Since mid-January 2024, no LNG tankers (except two Russian-affiliated vessels) have used the Red Sea route due to Houthi attacks, which have targeted over 80 vessels this year. Companies are rerouting LNG shipments around the Cape of Good Hope, adding weeks to transit times and increasing freight costs. Oil tankers are also avoiding the Red Sea, with some opting for the East-West pipeline in Saudi Arabia (7 million bpd capacity) or the UAE’s Fujairah export terminal (1.5 million bpd, 30-40% utilized). However, these alternatives are insufficient to fully offset a Strait of Hormuz disruption.
Insurance companies have raised war risk premiums for cargoes loading from the Persian Gulf, further elevating the cost of energy deliveries. Last week, empty tankers waiting to load at Iran’s Kharg Island terminal fled to safer waters amid fears of an Israeli strike, underscoring the market’s jittery sentiment. These disruptions have tightened the supply-demand balance, particularly for LNG, as Egypt plans increased winter cargo procurements to compensate for potential shortfalls.
Oil Price Forecasts and Ranges
Oil forecasters are grappling with a volatile mix of geopolitical risks and market fundamentals. Saxo Markets’ Charu Chanana projects Brent could hit $80 per barrel if supply risks materialize, though rising OPEC+ output may cap gains. In a worst-case scenario, such as a Strait of Hormuz closure, JPMorgan warns prices could soar past $120 per barrel, with Rystad Energy estimating a range of $100-$150 per barrel for severe disruptions. Capital Economics suggests that targeting Iran’s oil facilities could push Brent to $80-$100 per barrel, though increased output from other producers might limit the spike.
Conversely, weak global demand, particularly from China, and OPEC+’s spare capacity of about 5 million bpd could temper long-term price rises. Posts on X reflect this uncertainty, with some analysts noting that limited strikes may add only $4-$10 per barrel, while others warn of catastrophic jumps if the conflict engulfs the region. Current prices, as of June 13, 2025, show Brent at $72.80-$74.65 and WTI at $73.20-$73.42, but markets remain on edge for Iran’s next move.

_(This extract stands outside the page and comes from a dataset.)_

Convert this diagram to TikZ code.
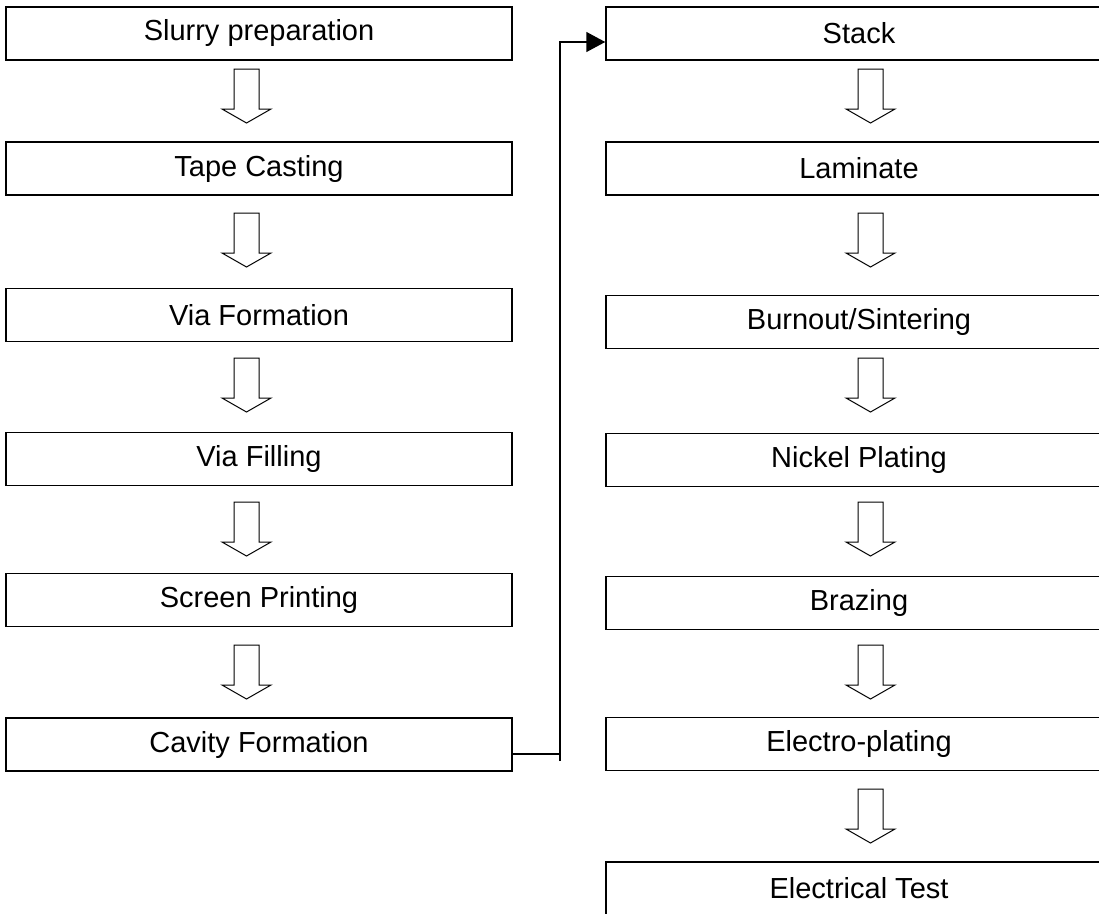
\documentclass[tikz,border=0pt]{standalone}
\usepackage{fontspec}
\setmainfont{Liberation Sans}
\usetikzlibrary{arrows.meta, calc, positioning}

\begin{document}
\begin{tikzpicture}[
  x=1pt, y=-1pt,
  stepbox/.style={rectangle, draw, line width=1.5pt, minimum width=506pt, minimum height=53pt, inner sep=0pt, font=\fontsize{29}{34}\selectfont},
  hollowdown/.pic={\draw[line width=1pt, fill=white] (-12.5,0) -- (-12.5,40) -- (-24.5,40) -- (0,54) -- (24.5,40) -- (12.5,40) -- (12.5,0) -- cycle;},
  link/.style={line width=1.5pt}
]

% Page frame (boxes on the right run past the edge)
\useasboundingbox (0,0) rectangle (1099,913);
\clip (0,0) rectangle (1099,913);

% Left column
\node[stepbox] (slurry) at (259,33.5) {Slurry preparation};
\node[stepbox] (tape) at (259,168.5) {Tape Casting};
\node[stepbox] (viaform) at (259,315) {Via Formation};
\node[stepbox] (viafill) at (259,459) {Via Filling};
\node[stepbox] (screen) at (259,600) {Screen Printing};
\node[stepbox] (cavity) at (259,744.5) {Cavity Formation};

% Right column
\node[stepbox] (stack) at (859,33.5) {Stack};
\node[stepbox] (laminate) at (859,168.5) {Laminate};
\node[stepbox] (burnout) at (859,322) {Burnout/Sintering};
\node[stepbox] (nickel) at (859,460) {Nickel Plating};
\node[stepbox] (brazing) at (859,603) {Brazing};
\node[stepbox] (electro) at (859,744) {Electro-plating};
\node[stepbox] (test) at (859,888.5) {Electrical Test};

% Hollow step arrows
\foreach \y in {69,213,358,502,645}
  \pic at (246.5,\y) {hollowdown};
\foreach \y in {69,213,358,502,645,789}
  \pic at (870.5,\y) {hollowdown};

% Link from the left column to the right one
\coordinate (turn) at ($(cavity.east)+(47,9.5)$);
\draw[link] ($(cavity.east)+(0,9.5)$) -- (turn);
\draw[link, -{Triangle[length=19pt, width=20pt]}] ($(turn)+(0,7)$) |- ($(stack.west)+(0,8.5)$);

\end{tikzpicture}
\end{document}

Outlook: A Precarious Balance
The Israel-Iran conflict has thrust energy markets into a precarious state, with oil forecasters racing to account for rapidly evolving risks. While recent strikes have spared critical oil infrastructure, the potential for escalation—particularly involving the Strait of Hormuz—looms large. Shipping lane changes and rising insurance costs are already straining supply chains, and LNG markets face tighter conditions as winter approaches. Price forecasts range from a modest $80 per barrel in the near term to a catastrophic $150 per barrel in a worst-case scenario, with fundamentals like OPEC+ spare capacity and weak demand providing some buffer.
As analysts monitor Iran’s response and the U.S.’s diplomatic maneuvering, the energy sector braces for volatility. For now, the market’s cautious optimism hinges on de-escalation, but the Middle East’s history of unpredictability suggests that oil prices could yet face a wild ride.